England boss Mark Sampson is not too proud to admit it can be a stretch to keep pace with his “truly inspirational” Lionesses.
The thought of how he should drive captain Steph Houghton and co to the next level crosses the mind of the 34-year-old Welshman as he wakes each day.
After three years and three months at the helm, the successor to Hope Powell is enjoying life in a woman’s world.
A former manager of Women’s Super League side Bristol Academy, Sampson led England to third place at the 2015 World Cup, and while not everything has gone England’s way since, they head to Euro 2017 this summer with designs on returning with the trophy.
Sampson said: “I’m very honoured to be in the position I’m in with England, where I get to work with some truly inspirational women.
“To work with the likes of Steph Houghton, our captain, and Casey Stoney, Laura Bassett, Jordan Nobbs, to name but a few, is something that makes you think when you get out of bed every day, ‘Wow, I’ve really got to go some today because I’m responsible for helping these guys be the best they can be’. It’s an honour to work with them, it really is.

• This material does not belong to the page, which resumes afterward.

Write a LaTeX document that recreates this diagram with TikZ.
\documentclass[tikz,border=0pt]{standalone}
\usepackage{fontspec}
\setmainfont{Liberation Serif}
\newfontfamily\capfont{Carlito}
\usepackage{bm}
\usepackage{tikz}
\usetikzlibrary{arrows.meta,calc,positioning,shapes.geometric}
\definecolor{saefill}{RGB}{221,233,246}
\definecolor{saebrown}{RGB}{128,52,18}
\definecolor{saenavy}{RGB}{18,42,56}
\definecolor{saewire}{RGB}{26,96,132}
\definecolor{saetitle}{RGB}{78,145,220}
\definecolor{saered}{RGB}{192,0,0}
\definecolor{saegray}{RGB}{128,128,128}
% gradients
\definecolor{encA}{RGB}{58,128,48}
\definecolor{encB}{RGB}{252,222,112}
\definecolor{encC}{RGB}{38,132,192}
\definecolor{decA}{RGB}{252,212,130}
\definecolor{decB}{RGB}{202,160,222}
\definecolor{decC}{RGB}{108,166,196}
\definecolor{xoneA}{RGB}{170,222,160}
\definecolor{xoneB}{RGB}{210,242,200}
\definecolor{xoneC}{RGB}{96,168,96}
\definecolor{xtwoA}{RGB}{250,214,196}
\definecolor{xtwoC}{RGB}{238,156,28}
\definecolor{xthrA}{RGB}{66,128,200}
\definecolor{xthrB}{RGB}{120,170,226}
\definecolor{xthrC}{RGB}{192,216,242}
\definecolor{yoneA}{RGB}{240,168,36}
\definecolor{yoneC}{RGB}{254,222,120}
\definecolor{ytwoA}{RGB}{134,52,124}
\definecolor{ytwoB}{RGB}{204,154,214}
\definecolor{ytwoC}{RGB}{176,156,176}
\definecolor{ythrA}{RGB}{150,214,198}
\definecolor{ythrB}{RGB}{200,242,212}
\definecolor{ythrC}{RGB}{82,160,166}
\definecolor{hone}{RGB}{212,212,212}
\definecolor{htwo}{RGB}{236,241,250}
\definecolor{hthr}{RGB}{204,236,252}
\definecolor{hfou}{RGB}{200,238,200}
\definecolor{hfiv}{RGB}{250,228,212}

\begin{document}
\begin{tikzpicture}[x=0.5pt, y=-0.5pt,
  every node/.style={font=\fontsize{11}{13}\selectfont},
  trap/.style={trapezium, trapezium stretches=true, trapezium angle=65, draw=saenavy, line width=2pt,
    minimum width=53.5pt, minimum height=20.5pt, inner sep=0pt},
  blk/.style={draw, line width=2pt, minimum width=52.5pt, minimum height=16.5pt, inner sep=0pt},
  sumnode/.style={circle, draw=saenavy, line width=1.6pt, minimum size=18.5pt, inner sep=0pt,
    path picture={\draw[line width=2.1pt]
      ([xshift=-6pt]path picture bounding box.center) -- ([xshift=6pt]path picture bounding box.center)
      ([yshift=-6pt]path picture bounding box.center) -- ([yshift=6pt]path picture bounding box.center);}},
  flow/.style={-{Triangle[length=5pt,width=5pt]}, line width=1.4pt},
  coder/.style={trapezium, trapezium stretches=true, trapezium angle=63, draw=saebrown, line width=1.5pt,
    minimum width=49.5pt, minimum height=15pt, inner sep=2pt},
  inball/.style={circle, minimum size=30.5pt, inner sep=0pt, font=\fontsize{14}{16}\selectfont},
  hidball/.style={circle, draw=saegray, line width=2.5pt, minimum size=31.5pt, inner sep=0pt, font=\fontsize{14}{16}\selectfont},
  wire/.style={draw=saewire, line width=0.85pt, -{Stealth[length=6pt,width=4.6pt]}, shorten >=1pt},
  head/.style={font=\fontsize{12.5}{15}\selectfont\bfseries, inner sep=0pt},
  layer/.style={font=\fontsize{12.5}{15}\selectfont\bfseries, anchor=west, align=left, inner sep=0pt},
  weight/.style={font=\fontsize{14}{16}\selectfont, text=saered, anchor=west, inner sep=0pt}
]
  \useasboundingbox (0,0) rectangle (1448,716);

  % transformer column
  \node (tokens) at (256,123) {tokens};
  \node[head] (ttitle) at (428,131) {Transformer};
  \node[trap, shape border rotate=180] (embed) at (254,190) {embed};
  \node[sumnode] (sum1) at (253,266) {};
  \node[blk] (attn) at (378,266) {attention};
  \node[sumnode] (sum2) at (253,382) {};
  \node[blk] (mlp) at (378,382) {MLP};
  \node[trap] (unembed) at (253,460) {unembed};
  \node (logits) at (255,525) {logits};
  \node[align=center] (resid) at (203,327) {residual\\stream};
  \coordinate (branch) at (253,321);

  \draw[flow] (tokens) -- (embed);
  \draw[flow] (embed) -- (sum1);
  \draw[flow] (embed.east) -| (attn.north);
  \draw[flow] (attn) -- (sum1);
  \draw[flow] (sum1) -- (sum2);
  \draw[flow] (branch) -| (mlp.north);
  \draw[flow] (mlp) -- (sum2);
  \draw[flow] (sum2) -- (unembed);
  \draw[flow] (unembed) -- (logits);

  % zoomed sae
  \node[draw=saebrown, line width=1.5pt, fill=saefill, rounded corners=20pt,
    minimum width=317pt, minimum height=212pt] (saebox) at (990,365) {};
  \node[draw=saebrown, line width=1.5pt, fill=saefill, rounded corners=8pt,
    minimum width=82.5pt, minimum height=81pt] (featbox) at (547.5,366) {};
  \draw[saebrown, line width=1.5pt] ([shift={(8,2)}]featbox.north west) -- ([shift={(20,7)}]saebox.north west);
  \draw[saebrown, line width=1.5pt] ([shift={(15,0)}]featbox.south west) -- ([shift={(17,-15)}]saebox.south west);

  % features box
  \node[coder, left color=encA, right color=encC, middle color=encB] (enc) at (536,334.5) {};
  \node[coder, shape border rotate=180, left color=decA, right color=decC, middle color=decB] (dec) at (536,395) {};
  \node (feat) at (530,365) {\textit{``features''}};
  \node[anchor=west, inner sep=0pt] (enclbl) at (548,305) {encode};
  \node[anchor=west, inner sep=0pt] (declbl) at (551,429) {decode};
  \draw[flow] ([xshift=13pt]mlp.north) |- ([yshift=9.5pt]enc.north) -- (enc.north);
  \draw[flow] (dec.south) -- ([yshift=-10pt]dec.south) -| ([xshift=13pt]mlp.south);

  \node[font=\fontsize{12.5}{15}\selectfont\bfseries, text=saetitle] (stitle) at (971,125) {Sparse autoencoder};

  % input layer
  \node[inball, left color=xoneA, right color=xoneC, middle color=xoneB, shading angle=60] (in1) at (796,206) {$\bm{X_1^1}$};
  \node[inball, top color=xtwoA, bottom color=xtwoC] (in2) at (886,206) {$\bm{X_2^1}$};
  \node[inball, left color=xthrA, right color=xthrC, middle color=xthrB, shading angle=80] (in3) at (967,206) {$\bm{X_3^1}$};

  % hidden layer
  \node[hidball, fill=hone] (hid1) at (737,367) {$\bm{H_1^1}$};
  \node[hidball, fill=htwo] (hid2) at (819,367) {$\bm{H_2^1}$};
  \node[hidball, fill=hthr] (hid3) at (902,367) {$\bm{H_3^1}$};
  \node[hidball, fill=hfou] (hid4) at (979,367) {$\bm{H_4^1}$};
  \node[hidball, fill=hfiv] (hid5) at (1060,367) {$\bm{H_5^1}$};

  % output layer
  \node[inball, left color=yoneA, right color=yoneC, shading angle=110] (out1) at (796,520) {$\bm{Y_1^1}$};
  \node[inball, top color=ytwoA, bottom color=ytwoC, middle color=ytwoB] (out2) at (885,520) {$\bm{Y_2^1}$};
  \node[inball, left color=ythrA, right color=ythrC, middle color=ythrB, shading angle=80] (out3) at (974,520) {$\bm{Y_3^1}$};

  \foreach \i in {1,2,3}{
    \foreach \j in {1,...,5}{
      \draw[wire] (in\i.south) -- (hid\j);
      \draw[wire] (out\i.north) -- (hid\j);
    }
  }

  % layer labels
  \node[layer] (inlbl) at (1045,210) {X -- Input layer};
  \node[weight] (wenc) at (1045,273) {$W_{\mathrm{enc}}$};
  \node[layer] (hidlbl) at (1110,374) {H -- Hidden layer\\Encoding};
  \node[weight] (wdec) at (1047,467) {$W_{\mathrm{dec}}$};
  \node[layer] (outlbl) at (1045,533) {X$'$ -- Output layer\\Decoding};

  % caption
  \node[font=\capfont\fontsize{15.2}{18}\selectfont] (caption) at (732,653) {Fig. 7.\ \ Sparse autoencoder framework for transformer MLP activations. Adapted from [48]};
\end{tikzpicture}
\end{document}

“I’m fortunate and proud enough to be a father and have a young daughter, and it’s great for me to say to my young daughter Amelie that you can follow in their footsteps and you wouldn’t go far wrong, in whatever profession you want to go into. They’re humble, they’re hard-working and they’re great people as well as fantastic sportspeople.”

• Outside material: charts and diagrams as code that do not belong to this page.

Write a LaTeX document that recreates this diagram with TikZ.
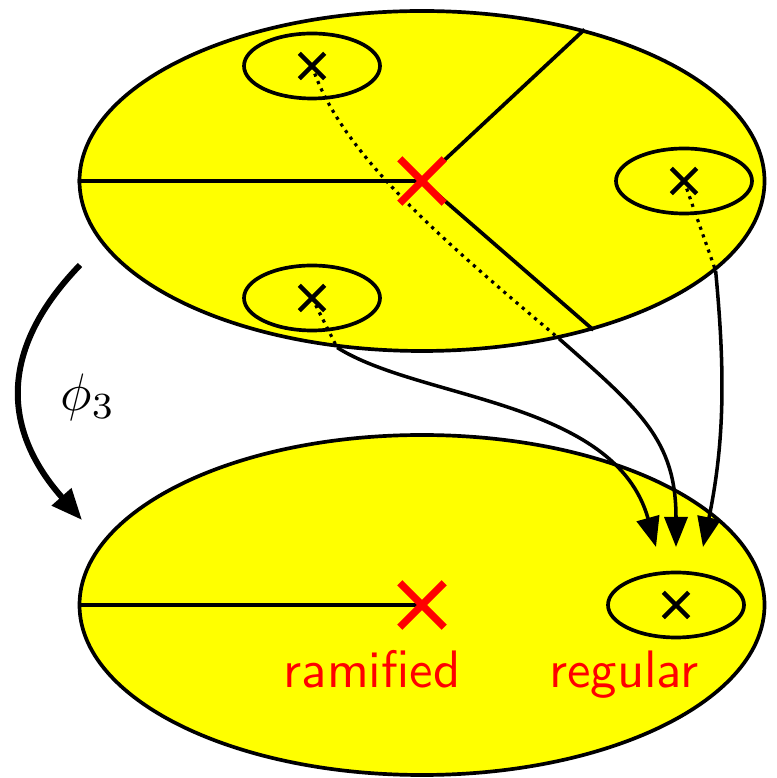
\documentclass[tikz,border=0pt]{standalone}
\usepackage{tikz}
\usetikzlibrary{shapes.geometric, shapes.misc, arrows.meta, positioning}
\definecolor{sheetyellow}{RGB}{255,255,0}
\definecolor{branchred}{RGB}{255,0,0}
\tikzset{
  sheet/.style={ellipse, draw, fill=sheetyellow, line width=2.1pt,
    minimum width=13.7cm, minimum height=6.8cm, inner sep=0},
  disc/.style={ellipse, draw, line width=2.1pt,
    minimum width=2.72cm, minimum height=1.3cm, inner sep=0},
  pt/.style={cross out, draw, line width=2.5pt, minimum size=0.42cm, inner sep=0},
  branchpt/.style={cross out, draw=branchred, line width=4.2pt, minimum size=0.74cm, inner sep=0},
  cut/.style={line width=2.1pt},
  lift/.style={line width=1.8pt, dash pattern=on 1.8pt off 2.8pt},
  arrow/.style={-{Triangle[length=0.6cm, width=0.46cm]}, line width=2pt},
  maparrow/.style={-{Triangle[length=0.62cm, width=0.5cm]}, line width=3.4pt},
  lbl/.style={text=branchred, font=\sffamily, scale=3.0, anchor=base}
}

\begin{document}
\begin{tikzpicture}
  \useasboundingbox (0,0) rectangle (15.52,15.56);

  % Sheets
  \node[sheet] (cover) at (8.44,11.94) {};
  \node[sheet] (base) at (8.44,3.46) {};

  % Cuts
  \coordinate (ctop) at (8.44,11.94);
  \draw[cut] (cover.west) -- (ctop) -- (cover.43);
  \draw[cut] (ctop) -- (cover.-41);
  \draw[cut] (base.west) -- (base.center);

  % Small discs
  \node[disc] (d1) at (6.24,14.24) {};
  \node[disc] (d2) at (13.68,11.94) {};
  \node[disc] (d3) at (6.24,9.6) {};
  \node[disc] (d0) at (13.52,3.46) {};

  % Lifts inside the cover
  \coordinate (e1) at (cover.-49);
  \coordinate (e2) at (cover.-17);
  \coordinate (e3) at (cover.243);
  \draw[lift] (d1.center) .. controls (6.8,12.56) and (8.6,10.96) .. (e1);
  \draw[lift] (d2.center) -- (e2);
  \draw[lift] (d3.center) -- (e3);

  % Projections
  \coordinate (t1) at (13.12,4.62);
  \coordinate (t2) at (13.52,4.62);
  \coordinate (t3) at (14.06,4.62);
  \draw[arrow] (e1) .. controls (12.8,7.36) and (13.52,6.76) .. (t2);
  \draw[arrow] (e2) .. controls (14.5,8.16) and (14.5,6.76) .. (t3);
  \draw[arrow] (e3) .. controls (8.4,7.56) and (12.3,7.56) .. (t1);

  % Points
  \node[pt] (p1) at (d1) {};
  \node[pt] (p2) at (d2) {};
  \node[pt] (p3) at (d3) {};
  \node[pt] (p0) at (d0) {};
  \node[branchpt] (r1) at (ctop) {};
  \node[branchpt] (r0) at (base.center) {};

  % Covering map
  \coordinate (m1) at (1.6,10.26);
  \coordinate (m2) at (1.64,5.16);
  \draw[maparrow] (m1) .. controls (-0.1,8.5) and (0.1,6.9) .. (m2);
  \node[scale=3.0] (phi) at (1.76,7.62) {$\phi_3$};

  % Labels
  \node[lbl] (ram) at (7.44,1.8) {ramified};
  \node[lbl] (reg) at (12.48,1.8) {regular};
\end{tikzpicture}
\end{document}
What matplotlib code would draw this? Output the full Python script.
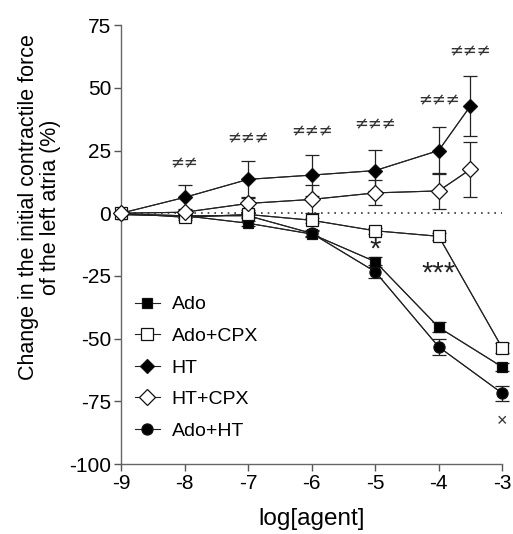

Once a coach at Premier League side Swansea’s academy, Sampson is now one of the most prominent and vocal supporters of women’s sport, from the grassroots up.
Sampson feels a kinship with International Women’s Day, believing there is plenty to celebrate but still opportunities for empowerment.
He said: “I’m in a very privileged position as a patron for Women In Sport, who support so well any woman or young girl who wants to take part in sport and enjoy it.”
The interest in women’s team sports is snowballing, but Sampson would like to see it gather still more pace.
“It hasn’t changed enough though. It needs to change more,” he told Press Association Sport. “You look at the success of the (gold-winning Great Britain) women’s hockey team at the Olympics last summer, and the England girls ripping up the Six Nations at the moment, and it’s definitely a growing area.
“We’re always fighting for the extra coverage and the extra support to keep inspiring the next generation.
“It’s really an amazing experience for me to go to my local field on a Saturday and not just see boys’ football. I can turn to my left and see a girls’ game going on, and when I was young that was never the case. It’s hugely positive but we need to keep going now.”